Colombia-FARC peace talks: 5 ways the Left lives on in Latin America

If FARC-Colombia peace talks are successful, it would bring to an end one of the world's longest standing conflicts. And it is a reminder of how hardcore leftist political ideology lives on in Latin America, long after the close of the cold war. Here are five lasting examples:

El Salvador, Uruguay, Nicaragua

In several countries throughout the region, former members of parties with Communist ties, some of them the main actors in cold war battles with the US, have won presidencies.

In Uruguay, President Jose Mujica was former member of the Tupamaros movement in the '60s, which was inspired by Fidel Castro’s revolution in Cuba. President Mujica spent 14 years in a military prison for his rebel activities, only released in 1985. He began his term as president in 2010.

In El Salvador, President Mauricio Funes was the candidate of the Farabundo Marti National Liberation Front, or FMLN, which was an umbrella group for the Communist party and other leftists formed in 1980. The FMLN fought the Salvadoran government during the country’s civil war from 1980 to 1992. At the close of civil war it became a legal political organization but only gained the presidency with the 2009 win of Mr. Funes, a former journalist and moderate.

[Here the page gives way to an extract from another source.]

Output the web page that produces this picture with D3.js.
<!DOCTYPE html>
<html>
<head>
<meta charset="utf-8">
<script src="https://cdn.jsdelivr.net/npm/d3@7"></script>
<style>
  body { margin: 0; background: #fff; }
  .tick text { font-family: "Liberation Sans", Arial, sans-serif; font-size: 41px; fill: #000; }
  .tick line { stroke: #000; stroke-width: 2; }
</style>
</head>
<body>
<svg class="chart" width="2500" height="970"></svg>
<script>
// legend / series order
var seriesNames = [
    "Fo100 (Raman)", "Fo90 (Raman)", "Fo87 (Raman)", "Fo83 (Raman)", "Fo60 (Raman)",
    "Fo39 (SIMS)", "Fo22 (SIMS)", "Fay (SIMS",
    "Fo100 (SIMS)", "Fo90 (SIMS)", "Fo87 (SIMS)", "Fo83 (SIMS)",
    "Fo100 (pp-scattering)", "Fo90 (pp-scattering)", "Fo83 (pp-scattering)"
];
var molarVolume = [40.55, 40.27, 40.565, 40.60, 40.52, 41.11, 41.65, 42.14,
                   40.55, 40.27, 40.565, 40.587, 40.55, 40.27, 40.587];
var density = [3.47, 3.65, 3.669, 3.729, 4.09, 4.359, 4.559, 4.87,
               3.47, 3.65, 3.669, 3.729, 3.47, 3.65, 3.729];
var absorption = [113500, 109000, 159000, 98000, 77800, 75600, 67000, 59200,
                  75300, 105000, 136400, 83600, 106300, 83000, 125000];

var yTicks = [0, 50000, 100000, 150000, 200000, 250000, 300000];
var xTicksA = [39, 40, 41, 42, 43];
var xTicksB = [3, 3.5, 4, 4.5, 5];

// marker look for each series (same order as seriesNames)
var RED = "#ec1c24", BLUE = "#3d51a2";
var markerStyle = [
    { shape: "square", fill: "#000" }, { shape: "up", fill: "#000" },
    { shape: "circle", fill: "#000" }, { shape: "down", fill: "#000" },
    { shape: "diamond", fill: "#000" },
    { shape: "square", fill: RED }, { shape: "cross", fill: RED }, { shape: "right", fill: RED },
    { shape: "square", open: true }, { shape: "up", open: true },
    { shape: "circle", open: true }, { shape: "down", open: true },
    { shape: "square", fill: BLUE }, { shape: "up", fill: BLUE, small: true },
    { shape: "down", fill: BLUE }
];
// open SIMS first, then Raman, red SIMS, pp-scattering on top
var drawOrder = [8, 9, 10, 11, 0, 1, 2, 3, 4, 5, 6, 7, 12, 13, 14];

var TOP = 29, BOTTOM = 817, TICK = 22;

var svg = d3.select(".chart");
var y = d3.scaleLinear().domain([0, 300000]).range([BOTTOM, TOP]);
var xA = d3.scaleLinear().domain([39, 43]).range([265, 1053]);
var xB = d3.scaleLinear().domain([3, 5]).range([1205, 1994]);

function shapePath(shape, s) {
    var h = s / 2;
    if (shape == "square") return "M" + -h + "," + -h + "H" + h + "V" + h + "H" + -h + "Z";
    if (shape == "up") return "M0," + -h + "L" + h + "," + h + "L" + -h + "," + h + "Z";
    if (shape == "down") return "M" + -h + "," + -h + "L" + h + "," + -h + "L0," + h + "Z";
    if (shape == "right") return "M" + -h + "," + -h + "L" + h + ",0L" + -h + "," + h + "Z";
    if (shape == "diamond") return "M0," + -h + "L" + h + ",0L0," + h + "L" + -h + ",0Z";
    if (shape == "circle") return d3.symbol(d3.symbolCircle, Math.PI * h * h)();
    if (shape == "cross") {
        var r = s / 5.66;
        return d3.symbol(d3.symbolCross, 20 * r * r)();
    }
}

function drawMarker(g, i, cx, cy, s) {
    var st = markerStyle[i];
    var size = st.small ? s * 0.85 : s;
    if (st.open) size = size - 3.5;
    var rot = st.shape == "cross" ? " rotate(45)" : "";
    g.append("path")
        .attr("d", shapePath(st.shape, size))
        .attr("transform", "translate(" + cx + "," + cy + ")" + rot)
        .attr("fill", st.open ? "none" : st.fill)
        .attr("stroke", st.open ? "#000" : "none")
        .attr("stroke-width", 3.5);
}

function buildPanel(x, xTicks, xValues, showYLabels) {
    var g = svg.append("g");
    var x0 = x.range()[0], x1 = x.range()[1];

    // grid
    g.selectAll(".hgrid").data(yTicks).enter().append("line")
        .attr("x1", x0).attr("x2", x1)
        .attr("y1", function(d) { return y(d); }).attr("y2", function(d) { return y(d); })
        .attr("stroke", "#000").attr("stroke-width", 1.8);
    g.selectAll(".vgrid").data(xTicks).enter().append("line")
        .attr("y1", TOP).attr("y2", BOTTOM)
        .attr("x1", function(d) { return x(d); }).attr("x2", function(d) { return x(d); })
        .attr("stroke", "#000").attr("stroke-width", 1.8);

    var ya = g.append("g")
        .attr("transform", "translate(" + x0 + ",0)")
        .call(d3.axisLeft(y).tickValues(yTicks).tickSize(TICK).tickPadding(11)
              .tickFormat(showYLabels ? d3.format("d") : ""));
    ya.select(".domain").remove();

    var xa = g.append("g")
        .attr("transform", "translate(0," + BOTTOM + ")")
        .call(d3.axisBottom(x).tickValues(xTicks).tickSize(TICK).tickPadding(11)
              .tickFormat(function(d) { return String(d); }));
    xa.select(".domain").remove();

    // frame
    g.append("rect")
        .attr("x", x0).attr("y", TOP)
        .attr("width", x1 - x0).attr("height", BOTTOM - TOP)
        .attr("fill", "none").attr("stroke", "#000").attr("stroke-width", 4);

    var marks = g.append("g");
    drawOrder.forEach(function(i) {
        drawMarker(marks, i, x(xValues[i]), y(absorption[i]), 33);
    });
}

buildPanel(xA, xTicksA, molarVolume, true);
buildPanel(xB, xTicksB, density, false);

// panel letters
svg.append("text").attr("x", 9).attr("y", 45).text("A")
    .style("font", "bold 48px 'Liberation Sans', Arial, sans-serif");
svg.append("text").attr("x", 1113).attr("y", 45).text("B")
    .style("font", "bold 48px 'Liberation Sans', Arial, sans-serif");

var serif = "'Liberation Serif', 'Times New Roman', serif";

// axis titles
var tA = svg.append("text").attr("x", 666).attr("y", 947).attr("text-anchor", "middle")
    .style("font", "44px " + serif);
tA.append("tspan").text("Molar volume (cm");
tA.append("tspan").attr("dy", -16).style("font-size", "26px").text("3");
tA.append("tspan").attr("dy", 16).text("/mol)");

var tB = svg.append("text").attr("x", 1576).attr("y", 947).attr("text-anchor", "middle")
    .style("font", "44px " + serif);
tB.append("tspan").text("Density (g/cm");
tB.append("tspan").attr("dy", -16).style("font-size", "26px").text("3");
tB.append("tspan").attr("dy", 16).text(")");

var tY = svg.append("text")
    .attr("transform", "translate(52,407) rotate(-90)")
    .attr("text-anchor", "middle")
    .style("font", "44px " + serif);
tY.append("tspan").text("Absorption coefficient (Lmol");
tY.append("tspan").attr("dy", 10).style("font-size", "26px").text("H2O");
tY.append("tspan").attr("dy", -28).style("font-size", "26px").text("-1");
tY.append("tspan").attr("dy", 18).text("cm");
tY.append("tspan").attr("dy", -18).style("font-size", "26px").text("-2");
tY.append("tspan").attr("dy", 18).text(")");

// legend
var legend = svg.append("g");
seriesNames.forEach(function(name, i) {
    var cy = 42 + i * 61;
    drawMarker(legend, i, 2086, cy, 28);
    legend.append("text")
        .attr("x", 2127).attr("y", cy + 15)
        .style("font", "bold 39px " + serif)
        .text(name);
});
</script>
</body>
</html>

And in Nicaragua, Sandinista Daniel Ortega started a second term as president in 2006. President Ortega was a major cold war figure, having joined the Sandinistas and helped the overthrow of the Somoza dictatorship. He served a first presidential term from 1985 to 1990, during which his Marxist-inspired policies such as land reform provoked US response in the form of funds to the right-wing Contras.